I may need to re-name this blog to "Adventures in Sonic Exploration".

What I'm pursuing now:

(1) Minimalists - Terry Riley, Steve Reich, and Philip Glass... the "big three" of minimalism, so to speak. I have very little exposure to the first and last of these, and have only begun my listening of Reich. I'm thinking that the best approach I can take to "classical" music is to start from the modern era and work backwards.

(2) Ambient House - Or "ambient electronic" or "ambient techno" if you prefer. Global Communication rocked my world, and now I need more. Currently listening to Electric Skychurch's Knowoness, which is nice but has vocals that I would remove from the album in a heartbeat.

In other news...

I was at a small '50s theme resteraunt this afternoon... just wanted a good chocolate shake. When I got there, the music playing on the PA system was the Angels' song "My Boyfriend's Back". Which, OK, is definitely a good time-piece tune, even though it wasn't actually released until 1963 (it seems to be a '50s music staple regardless of that fact). So, that one was fine. But the next song was the Village People's "YMCA". Wha? Now we're not even close. We're talkin' being off the mark by a full generation (25 years). "YMCA" wasn't released until 1978 - we're talkin' LATE '70s here.

Oh well.

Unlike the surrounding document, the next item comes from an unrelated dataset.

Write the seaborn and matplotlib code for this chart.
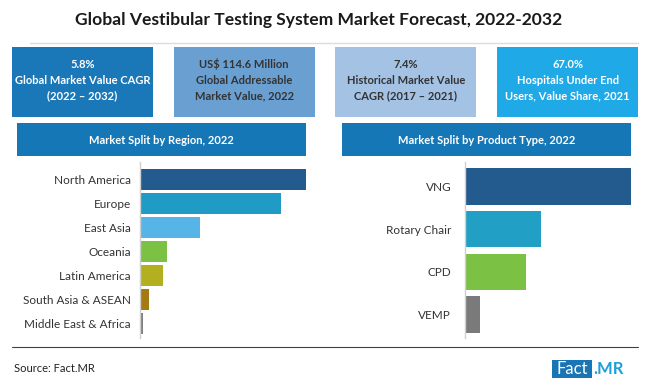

I can't say that I'm much of a fan for the early rock-and-roll of the 1950's, so I'm not exactly complaining. Still, if your resteraunt is ostensibly '50s, I would expect the music to be at least within a deviation of +/- 5 years. (Well, since they're not likely to be digging up any late '40s music, let's add the -5 to the front end, and just say to "keep it before 1970").

I listened to some Yanni today at Borders. It was actually kinda good at first. Then, I realized that the nice sounds weren't just an intro or an interlude, but rather that the entire thing sounds like that. Yanni seems to milk a basic sound to such an extent that the whole affair becomes muzak. Even in ambient/environmental stuff, the music needs to change, to deviate, to branch out... to breathe. Yanni seems to stick with "sounding pretty". Whatever. The same complaint can be raised of techno music. Some techno is nothing but a single driving beat, repeated ad nauseum. While most electronic music (at least, in my experience) is reliant on loops, there is a need to do something with the repetition.

One of these days, I will buy that Stravinsky 3CD set. The one that's conducted by Michael Tilson Thomas. The one that won a Grammy award (and, at least in that area, the Grammies still hold at least some clout). The thing is advertised as 3CDs for the price of 2, but it's really not. Well, maybe in the "two separate CDs" sense, but it's more expensive than 2CD sets. In fact, it's more expensive than the 3CD Heavy ConstruKction set of King Crimson's. If it was actually the price of a regular 2CD set, I would own it by now. I'll probably throw it on a Christmas list.

Tuesday, November 13

It's been about half a month since I last wrote something here. Hmmph.

What's happened in the meantime? Well, I am diving head-first into the realm of electronic music. I picked up what is apparently an "ambient house" classic, Global Communication's 76:14. This sucker's great. It finds a middle ground between Steve Roach-style ambience and modern electronica (not unlike the middle ground post-rock (at least the "drone-rock" contingent) often establishes between ambient and rock). I do enjoy Steve Roach, but ambient with a stronger rhythmic presence tends to have a stronger effect on me.

It's starting to seem that space/ambient music has the potential to be even more near and dear to me than more "busy" styles of music like jazz or prog-rock. I guess it shouldn't be surprising, given that the space rock bits in Pink Floyd are my favorite moments from that band's canon of music.

This new direction will eventually push me to the borders of both techno and New Age. At some point, I expect to eventually encounter stuff in those realms that repulses me - thus establishing the borders of where my tastes in this field run. What remains to be seen is whether these borders exist on the outskirts of these genres, or whether they're well into the heart of the genres (or perhaps the borders don't exist at all - in which case, Present and YETI can expect to be joined by Prodigy and Yanni in my CD case soon).

Oh, and the new Mogwai EP is good. Not quite Rock Action good or EP+2 good, but it's Young Team good.